#### STATED TASK:
Retype the data that follows line by line, exactly, and leave its pictures out.

═══ AVAILABLE DATA ═══

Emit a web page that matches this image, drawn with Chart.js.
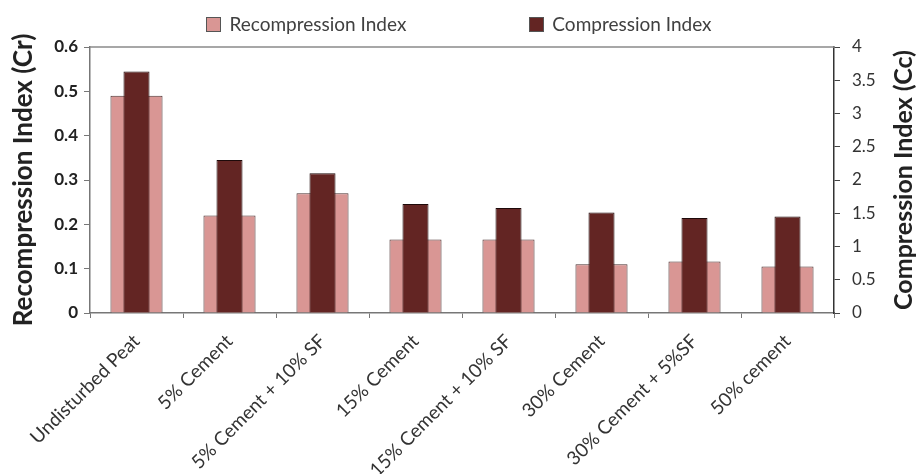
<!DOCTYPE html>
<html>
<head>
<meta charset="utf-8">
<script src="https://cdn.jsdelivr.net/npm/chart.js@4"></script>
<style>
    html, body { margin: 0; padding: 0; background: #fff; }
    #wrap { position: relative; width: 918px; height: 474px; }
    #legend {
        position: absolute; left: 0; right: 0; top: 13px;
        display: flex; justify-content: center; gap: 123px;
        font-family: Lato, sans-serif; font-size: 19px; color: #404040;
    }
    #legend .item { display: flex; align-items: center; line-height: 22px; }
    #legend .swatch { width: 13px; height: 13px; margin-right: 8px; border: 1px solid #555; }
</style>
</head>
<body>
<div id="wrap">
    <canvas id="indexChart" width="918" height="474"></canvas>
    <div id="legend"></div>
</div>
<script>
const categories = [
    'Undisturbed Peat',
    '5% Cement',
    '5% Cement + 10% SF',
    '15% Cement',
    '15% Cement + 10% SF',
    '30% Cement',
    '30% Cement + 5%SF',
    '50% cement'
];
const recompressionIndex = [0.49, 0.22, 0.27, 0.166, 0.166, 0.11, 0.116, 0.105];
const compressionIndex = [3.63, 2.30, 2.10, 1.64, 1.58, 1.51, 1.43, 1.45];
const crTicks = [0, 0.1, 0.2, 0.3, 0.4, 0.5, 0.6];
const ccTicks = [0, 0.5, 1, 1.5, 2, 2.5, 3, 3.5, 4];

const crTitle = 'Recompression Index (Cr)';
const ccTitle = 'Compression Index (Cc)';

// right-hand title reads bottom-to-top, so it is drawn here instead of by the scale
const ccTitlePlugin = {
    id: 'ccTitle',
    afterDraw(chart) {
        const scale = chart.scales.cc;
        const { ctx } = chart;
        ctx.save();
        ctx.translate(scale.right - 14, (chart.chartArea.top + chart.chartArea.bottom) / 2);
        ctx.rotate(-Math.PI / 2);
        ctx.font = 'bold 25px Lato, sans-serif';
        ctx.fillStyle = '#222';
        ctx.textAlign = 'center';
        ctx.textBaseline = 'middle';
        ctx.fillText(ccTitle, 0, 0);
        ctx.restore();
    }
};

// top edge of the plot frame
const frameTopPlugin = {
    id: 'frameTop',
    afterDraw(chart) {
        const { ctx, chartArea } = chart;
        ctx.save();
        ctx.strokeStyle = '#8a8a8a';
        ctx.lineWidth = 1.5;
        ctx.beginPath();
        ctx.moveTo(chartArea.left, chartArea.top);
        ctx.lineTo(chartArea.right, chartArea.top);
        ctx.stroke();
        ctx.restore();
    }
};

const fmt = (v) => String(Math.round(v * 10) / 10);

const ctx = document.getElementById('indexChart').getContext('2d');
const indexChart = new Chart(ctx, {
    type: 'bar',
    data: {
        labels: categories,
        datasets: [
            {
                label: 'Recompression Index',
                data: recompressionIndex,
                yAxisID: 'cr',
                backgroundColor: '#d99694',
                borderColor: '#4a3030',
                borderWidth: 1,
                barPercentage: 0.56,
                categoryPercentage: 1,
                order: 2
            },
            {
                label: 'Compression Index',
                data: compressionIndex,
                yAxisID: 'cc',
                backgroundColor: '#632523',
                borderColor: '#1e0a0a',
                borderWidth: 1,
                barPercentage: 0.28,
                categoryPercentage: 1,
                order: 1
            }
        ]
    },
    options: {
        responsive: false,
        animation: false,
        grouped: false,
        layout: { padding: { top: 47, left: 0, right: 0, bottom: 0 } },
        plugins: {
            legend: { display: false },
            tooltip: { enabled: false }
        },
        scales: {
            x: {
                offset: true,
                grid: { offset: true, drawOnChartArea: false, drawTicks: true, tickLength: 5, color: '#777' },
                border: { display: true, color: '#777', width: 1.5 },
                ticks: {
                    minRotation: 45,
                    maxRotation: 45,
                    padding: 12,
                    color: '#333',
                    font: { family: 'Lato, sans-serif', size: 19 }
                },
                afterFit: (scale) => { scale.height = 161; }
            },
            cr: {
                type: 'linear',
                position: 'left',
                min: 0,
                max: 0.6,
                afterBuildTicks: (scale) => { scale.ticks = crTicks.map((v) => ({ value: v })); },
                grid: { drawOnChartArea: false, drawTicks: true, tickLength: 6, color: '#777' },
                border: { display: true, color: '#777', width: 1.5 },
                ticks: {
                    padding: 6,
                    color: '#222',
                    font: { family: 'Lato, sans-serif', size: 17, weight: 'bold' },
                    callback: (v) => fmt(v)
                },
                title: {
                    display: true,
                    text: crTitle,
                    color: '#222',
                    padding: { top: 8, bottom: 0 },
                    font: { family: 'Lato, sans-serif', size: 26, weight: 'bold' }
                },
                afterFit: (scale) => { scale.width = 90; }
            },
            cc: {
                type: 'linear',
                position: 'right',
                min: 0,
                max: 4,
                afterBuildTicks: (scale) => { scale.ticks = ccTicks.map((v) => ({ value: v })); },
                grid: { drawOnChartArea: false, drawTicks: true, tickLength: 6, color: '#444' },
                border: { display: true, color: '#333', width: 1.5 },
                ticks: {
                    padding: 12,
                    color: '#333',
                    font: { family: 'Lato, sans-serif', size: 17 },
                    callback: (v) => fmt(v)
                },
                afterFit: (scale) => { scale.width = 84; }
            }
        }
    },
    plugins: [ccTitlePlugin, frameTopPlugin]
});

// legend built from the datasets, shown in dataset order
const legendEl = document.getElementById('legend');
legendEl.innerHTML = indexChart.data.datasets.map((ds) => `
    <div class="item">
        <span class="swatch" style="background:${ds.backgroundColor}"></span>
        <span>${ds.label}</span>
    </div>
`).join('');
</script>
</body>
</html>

═══

#### CORRECT RESULT:
Emit a web page that matches this image, drawn with Chart.js.
<!DOCTYPE html>
<html>
<head>
<meta charset="utf-8">
<script src="https://cdn.jsdelivr.net/npm/chart.js@4"></script>
<style>
    html, body { margin: 0; padding: 0; background: #fff; }
    #wrap { position: relative; width: 918px; height: 474px; }
    #legend {
        position: absolute; left: 0; right: 0; top: 13px;
        display: flex; justify-content: center; gap: 123px;
        font-family: Lato, sans-serif; font-size: 19px; color: #404040;
    }
    #legend .item { display: flex; align-items: center; line-height: 22px; }
    #legend .swatch { width: 13px; height: 13px; margin-right: 8px; border: 1px solid #555; }
</style>
</head>
<body>
<div id="wrap">
    <canvas id="indexChart" width="918" height="474"></canvas>
    <div id="legend"></div>
</div>
<script>
const categories = [
    'Undisturbed Peat',
    '5% Cement',
    '5% Cement + 10% SF',
    '15% Cement',
    '15% Cement + 10% SF',
    '30% Cement',
    '30% Cement + 5%SF',
    '50% cement'
];
const recompressionIndex = [0.49, 0.22, 0.27, 0.166, 0.166, 0.11, 0.116, 0.105];
const compressionIndex = [3.63, 2.30, 2.10, 1.64, 1.58, 1.51, 1.43, 1.45];
const crTicks = [0, 0.1, 0.2, 0.3, 0.4, 0.5, 0.6];
const ccTicks = [0, 0.5, 1, 1.5, 2, 2.5, 3, 3.5, 4];

const crTitle = 'Recompression Index (Cr)';
const ccTitle = 'Compression Index (Cc)';

// right-hand title reads bottom-to-top, so it is drawn here instead of by the scale
const ccTitlePlugin = {
    id: 'ccTitle',
    afterDraw(chart) {
        const scale = chart.scales.cc;
        const { ctx } = chart;
        ctx.save();
        ctx.translate(scale.right - 14, (chart.chartArea.top + chart.chartArea.bottom) / 2);
        ctx.rotate(-Math.PI / 2);
        ctx.font = 'bold 25px Lato, sans-serif';
        ctx.fillStyle = '#222';
        ctx.textAlign = 'center';
        ctx.textBaseline = 'middle';
        ctx.fillText(ccTitle, 0, 0);
        ctx.restore();
    }
};

// top edge of the plot frame
const frameTopPlugin = {
    id: 'frameTop',
    afterDraw(chart) {
        const { ctx, chartArea } = chart;
        ctx.save();
        ctx.strokeStyle = '#8a8a8a';
        ctx.lineWidth = 1.5;
        ctx.beginPath();
        ctx.moveTo(chartArea.left, chartArea.top);
        ctx.lineTo(chartArea.right, chartArea.top);
        ctx.stroke();
        ctx.restore();
    }
};

const fmt = (v) => String(Math.round(v * 10) / 10);

const ctx = document.getElementById('indexChart').getContext('2d');
const indexChart = new Chart(ctx, {
    type: 'bar',
    data: {
        labels: categories,
        datasets: [
            {
                label: 'Recompression Index',
                data: recompressionIndex,
                yAxisID: 'cr',
                backgroundColor: '#d99694',
                borderColor: '#4a3030',
                borderWidth: 1,
                barPercentage: 0.56,
                categoryPercentage: 1,
                order: 2
            },
            {
                label: 'Compression Index',
                data: compressionIndex,
                yAxisID: 'cc',
                backgroundColor: '#632523',
                borderColor: '#1e0a0a',
                borderWidth: 1,
                barPercentage: 0.28,
                categoryPercentage: 1,
                order: 1
            }
        ]
    },
    options: {
        responsive: false,
        animation: false,
        grouped: false,
        layout: { padding: { top: 47, left: 0, right: 0, bottom: 0 } },
        plugins: {
            legend: { display: false },
            tooltip: { enabled: false }
        },
        scales: {
            x: {
                offset: true,
                grid: { offset: true, drawOnChartArea: false, drawTicks: true, tickLength: 5, color: '#777' },
                border: { display: true, color: '#777', width: 1.5 },
                ticks: {
                    minRotation: 45,
                    maxRotation: 45,
                    padding: 12,
                    color: '#333',
                    font: { family: 'Lato, sans-serif', size: 19 }
                },
                afterFit: (scale) => { scale.height = 161; }
            },
            cr: {
                type: 'linear',
                position: 'left',
                min: 0,
                max: 0.6,
                afterBuildTicks: (scale) => { scale.ticks = crTicks.map((v) => ({ value: v })); },
                grid: { drawOnChartArea: false, drawTicks: true, tickLength: 6, color: '#777' },
                border: { display: true, color: '#777', width: 1.5 },
                ticks: {
                    padding: 6,
                    color: '#222',
                    font: { family: 'Lato, sans-serif', size: 17, weight: 'bold' },
                    callback: (v) => fmt(v)
                },
                title: {
                    display: true,
                    text: crTitle,
                    color: '#222',
                    padding: { top: 8, bottom: 0 },
                    font: { family: 'Lato, sans-serif', size: 26, weight: 'bold' }
                },
                afterFit: (scale) => { scale.width = 90; }
            },
            cc: {
                type: 'linear',
                position: 'right',
                min: 0,
                max: 4,
                afterBuildTicks: (scale) => { scale.ticks = ccTicks.map((v) => ({ value: v })); },
                grid: { drawOnChartArea: false, drawTicks: true, tickLength: 6, color: '#444' },
                border: { display: true, color: '#333', width: 1.5 },
                ticks: {
                    padding: 12,
                    color: '#333',
                    font: { family: 'Lato, sans-serif', size: 17 },
                    callback: (v) => fmt(v)
                },
                afterFit: (scale) => { scale.width = 84; }
            }
        }
    },
    plugins: [ccTitlePlugin, frameTopPlugin]
});

// legend built from the datasets, shown in dataset order
const legendEl = document.getElementById('legend');
legendEl.innerHTML = indexChart.data.datasets.map((ds) => `
    <div class="item">
        <span class="swatch" style="background:${ds.backgroundColor}"></span>
        <span>${ds.label}</span>
    </div>
`).join('');
</script>
</body>
</html>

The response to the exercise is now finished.